Exercise: Leave the pictures out, and retype all of the material exactly as written.

Supplied data:
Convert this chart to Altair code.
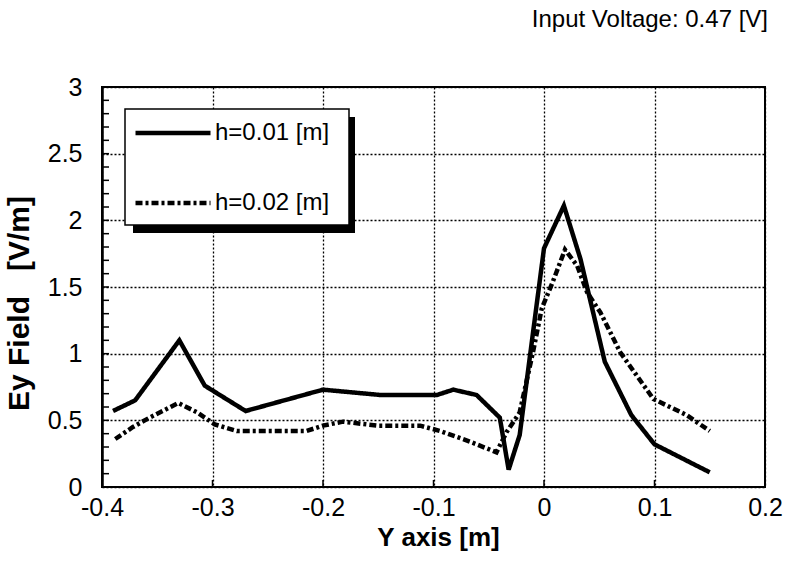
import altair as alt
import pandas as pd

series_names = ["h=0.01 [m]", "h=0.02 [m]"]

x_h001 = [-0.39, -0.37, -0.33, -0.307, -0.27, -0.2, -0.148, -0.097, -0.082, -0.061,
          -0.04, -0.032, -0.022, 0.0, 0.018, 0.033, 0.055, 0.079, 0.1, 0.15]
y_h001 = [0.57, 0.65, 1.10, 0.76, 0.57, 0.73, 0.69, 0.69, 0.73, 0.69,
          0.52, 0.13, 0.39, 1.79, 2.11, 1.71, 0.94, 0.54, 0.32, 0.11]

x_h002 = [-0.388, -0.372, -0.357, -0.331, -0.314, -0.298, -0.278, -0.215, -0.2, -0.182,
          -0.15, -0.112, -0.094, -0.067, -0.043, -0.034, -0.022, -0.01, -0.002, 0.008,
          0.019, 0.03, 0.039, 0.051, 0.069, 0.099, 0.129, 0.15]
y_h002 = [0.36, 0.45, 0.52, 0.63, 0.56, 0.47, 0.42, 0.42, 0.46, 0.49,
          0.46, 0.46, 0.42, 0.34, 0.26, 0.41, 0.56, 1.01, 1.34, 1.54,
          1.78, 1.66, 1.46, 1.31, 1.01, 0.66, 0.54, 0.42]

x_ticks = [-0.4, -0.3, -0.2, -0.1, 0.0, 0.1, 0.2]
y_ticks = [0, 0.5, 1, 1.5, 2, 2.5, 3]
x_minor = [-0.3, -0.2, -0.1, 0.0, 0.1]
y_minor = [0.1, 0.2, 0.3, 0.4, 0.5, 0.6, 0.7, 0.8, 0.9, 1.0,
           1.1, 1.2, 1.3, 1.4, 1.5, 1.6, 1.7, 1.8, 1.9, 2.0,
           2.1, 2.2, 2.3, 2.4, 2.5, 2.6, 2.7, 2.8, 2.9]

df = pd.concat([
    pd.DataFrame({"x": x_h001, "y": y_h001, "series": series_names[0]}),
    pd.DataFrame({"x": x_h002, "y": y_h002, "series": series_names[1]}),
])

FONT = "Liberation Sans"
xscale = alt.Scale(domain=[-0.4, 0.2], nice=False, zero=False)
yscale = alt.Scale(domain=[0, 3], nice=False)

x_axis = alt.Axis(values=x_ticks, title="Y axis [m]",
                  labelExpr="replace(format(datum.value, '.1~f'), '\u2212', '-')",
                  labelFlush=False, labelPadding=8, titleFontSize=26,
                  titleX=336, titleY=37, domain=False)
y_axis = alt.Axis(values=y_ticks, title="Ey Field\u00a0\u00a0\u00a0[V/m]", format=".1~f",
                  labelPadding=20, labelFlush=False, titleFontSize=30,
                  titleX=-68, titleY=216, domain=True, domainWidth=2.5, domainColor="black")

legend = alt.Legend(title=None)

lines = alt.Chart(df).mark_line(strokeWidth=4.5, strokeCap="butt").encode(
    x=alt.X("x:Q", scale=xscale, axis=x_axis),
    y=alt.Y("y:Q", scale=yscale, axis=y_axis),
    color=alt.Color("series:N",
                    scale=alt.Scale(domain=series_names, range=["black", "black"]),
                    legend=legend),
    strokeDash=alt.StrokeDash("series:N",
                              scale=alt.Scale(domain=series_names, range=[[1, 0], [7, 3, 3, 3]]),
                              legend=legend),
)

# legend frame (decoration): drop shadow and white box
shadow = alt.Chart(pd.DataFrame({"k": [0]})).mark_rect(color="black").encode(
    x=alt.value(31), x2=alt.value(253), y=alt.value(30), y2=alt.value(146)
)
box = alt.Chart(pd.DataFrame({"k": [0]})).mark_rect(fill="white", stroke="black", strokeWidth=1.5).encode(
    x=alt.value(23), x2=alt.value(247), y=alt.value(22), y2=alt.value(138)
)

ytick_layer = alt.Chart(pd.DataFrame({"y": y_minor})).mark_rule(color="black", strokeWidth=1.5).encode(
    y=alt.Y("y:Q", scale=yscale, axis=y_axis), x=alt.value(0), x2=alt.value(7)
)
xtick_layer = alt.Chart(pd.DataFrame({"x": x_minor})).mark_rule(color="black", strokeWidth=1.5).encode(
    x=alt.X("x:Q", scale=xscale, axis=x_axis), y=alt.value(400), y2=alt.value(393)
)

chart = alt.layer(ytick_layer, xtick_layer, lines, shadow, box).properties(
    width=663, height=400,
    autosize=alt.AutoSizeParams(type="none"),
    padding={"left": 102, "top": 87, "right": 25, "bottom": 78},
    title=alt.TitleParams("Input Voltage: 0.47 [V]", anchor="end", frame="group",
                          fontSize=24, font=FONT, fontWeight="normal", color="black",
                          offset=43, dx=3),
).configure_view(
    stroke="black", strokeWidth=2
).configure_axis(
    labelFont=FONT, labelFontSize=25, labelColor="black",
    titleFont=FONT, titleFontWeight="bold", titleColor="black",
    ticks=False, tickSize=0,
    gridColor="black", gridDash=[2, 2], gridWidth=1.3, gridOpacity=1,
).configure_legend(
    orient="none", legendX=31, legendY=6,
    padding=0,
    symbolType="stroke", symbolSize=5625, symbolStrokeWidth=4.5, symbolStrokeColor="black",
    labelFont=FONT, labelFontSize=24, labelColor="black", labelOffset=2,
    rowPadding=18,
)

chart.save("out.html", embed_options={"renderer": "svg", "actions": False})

Worked solution:
Convert this chart to Altair code.
import altair as alt
import pandas as pd

series_names = ["h=0.01 [m]", "h=0.02 [m]"]

x_h001 = [-0.39, -0.37, -0.33, -0.307, -0.27, -0.2, -0.148, -0.097, -0.082, -0.061,
          -0.04, -0.032, -0.022, 0.0, 0.018, 0.033, 0.055, 0.079, 0.1, 0.15]
y_h001 = [0.57, 0.65, 1.10, 0.76, 0.57, 0.73, 0.69, 0.69, 0.73, 0.69,
          0.52, 0.13, 0.39, 1.79, 2.11, 1.71, 0.94, 0.54, 0.32, 0.11]

x_h002 = [-0.388, -0.372, -0.357, -0.331, -0.314, -0.298, -0.278, -0.215, -0.2, -0.182,
          -0.15, -0.112, -0.094, -0.067, -0.043, -0.034, -0.022, -0.01, -0.002, 0.008,
          0.019, 0.03, 0.039, 0.051, 0.069, 0.099, 0.129, 0.15]
y_h002 = [0.36, 0.45, 0.52, 0.63, 0.56, 0.47, 0.42, 0.42, 0.46, 0.49,
          0.46, 0.46, 0.42, 0.34, 0.26, 0.41, 0.56, 1.01, 1.34, 1.54,
          1.78, 1.66, 1.46, 1.31, 1.01, 0.66, 0.54, 0.42]

x_ticks = [-0.4, -0.3, -0.2, -0.1, 0.0, 0.1, 0.2]
y_ticks = [0, 0.5, 1, 1.5, 2, 2.5, 3]
x_minor = [-0.3, -0.2, -0.1, 0.0, 0.1]
y_minor = [0.1, 0.2, 0.3, 0.4, 0.5, 0.6, 0.7, 0.8, 0.9, 1.0,
           1.1, 1.2, 1.3, 1.4, 1.5, 1.6, 1.7, 1.8, 1.9, 2.0,
           2.1, 2.2, 2.3, 2.4, 2.5, 2.6, 2.7, 2.8, 2.9]

df = pd.concat([
    pd.DataFrame({"x": x_h001, "y": y_h001, "series": series_names[0]}),
    pd.DataFrame({"x": x_h002, "y": y_h002, "series": series_names[1]}),
])

FONT = "Liberation Sans"
xscale = alt.Scale(domain=[-0.4, 0.2], nice=False, zero=False)
yscale = alt.Scale(domain=[0, 3], nice=False)

x_axis = alt.Axis(values=x_ticks, title="Y axis [m]",
                  labelExpr="replace(format(datum.value, '.1~f'), '\u2212', '-')",
                  labelFlush=False, labelPadding=8, titleFontSize=26,
                  titleX=336, titleY=37, domain=False)
y_axis = alt.Axis(values=y_ticks, title="Ey Field\u00a0\u00a0\u00a0[V/m]", format=".1~f",
                  labelPadding=20, labelFlush=False, titleFontSize=30,
                  titleX=-68, titleY=216, domain=True, domainWidth=2.5, domainColor="black")

legend = alt.Legend(title=None)

lines = alt.Chart(df).mark_line(strokeWidth=4.5, strokeCap="butt").encode(
    x=alt.X("x:Q", scale=xscale, axis=x_axis),
    y=alt.Y("y:Q", scale=yscale, axis=y_axis),
    color=alt.Color("series:N",
                    scale=alt.Scale(domain=series_names, range=["black", "black"]),
                    legend=legend),
    strokeDash=alt.StrokeDash("series:N",
                              scale=alt.Scale(domain=series_names, range=[[1, 0], [7, 3, 3, 3]]),
                              legend=legend),
)

# legend frame (decoration): drop shadow and white box
shadow = alt.Chart(pd.DataFrame({"k": [0]})).mark_rect(color="black").encode(
    x=alt.value(31), x2=alt.value(253), y=alt.value(30), y2=alt.value(146)
)
box = alt.Chart(pd.DataFrame({"k": [0]})).mark_rect(fill="white", stroke="black", strokeWidth=1.5).encode(
    x=alt.value(23), x2=alt.value(247), y=alt.value(22), y2=alt.value(138)
)

ytick_layer = alt.Chart(pd.DataFrame({"y": y_minor})).mark_rule(color="black", strokeWidth=1.5).encode(
    y=alt.Y("y:Q", scale=yscale, axis=y_axis), x=alt.value(0), x2=alt.value(7)
)
xtick_layer = alt.Chart(pd.DataFrame({"x": x_minor})).mark_rule(color="black", strokeWidth=1.5).encode(
    x=alt.X("x:Q", scale=xscale, axis=x_axis), y=alt.value(400), y2=alt.value(393)
)

chart = alt.layer(ytick_layer, xtick_layer, lines, shadow, box).properties(
    width=663, height=400,
    autosize=alt.AutoSizeParams(type="none"),
    padding={"left": 102, "top": 87, "right": 25, "bottom": 78},
    title=alt.TitleParams("Input Voltage: 0.47 [V]", anchor="end", frame="group",
                          fontSize=24, font=FONT, fontWeight="normal", color="black",
                          offset=43, dx=3),
).configure_view(
    stroke="black", strokeWidth=2
).configure_axis(
    labelFont=FONT, labelFontSize=25, labelColor="black",
    titleFont=FONT, titleFontWeight="bold", titleColor="black",
    ticks=False, tickSize=0,
    gridColor="black", gridDash=[2, 2], gridWidth=1.3, gridOpacity=1,
).configure_legend(
    orient="none", legendX=31, legendY=6,
    padding=0,
    symbolType="stroke", symbolSize=5625, symbolStrokeWidth=4.5, symbolStrokeColor="black",
    labelFont=FONT, labelFontSize=24, labelColor="black", labelOffset=2,
    rowPadding=18,
)

chart.save("out.html", embed_options={"renderer": "svg", "actions": False})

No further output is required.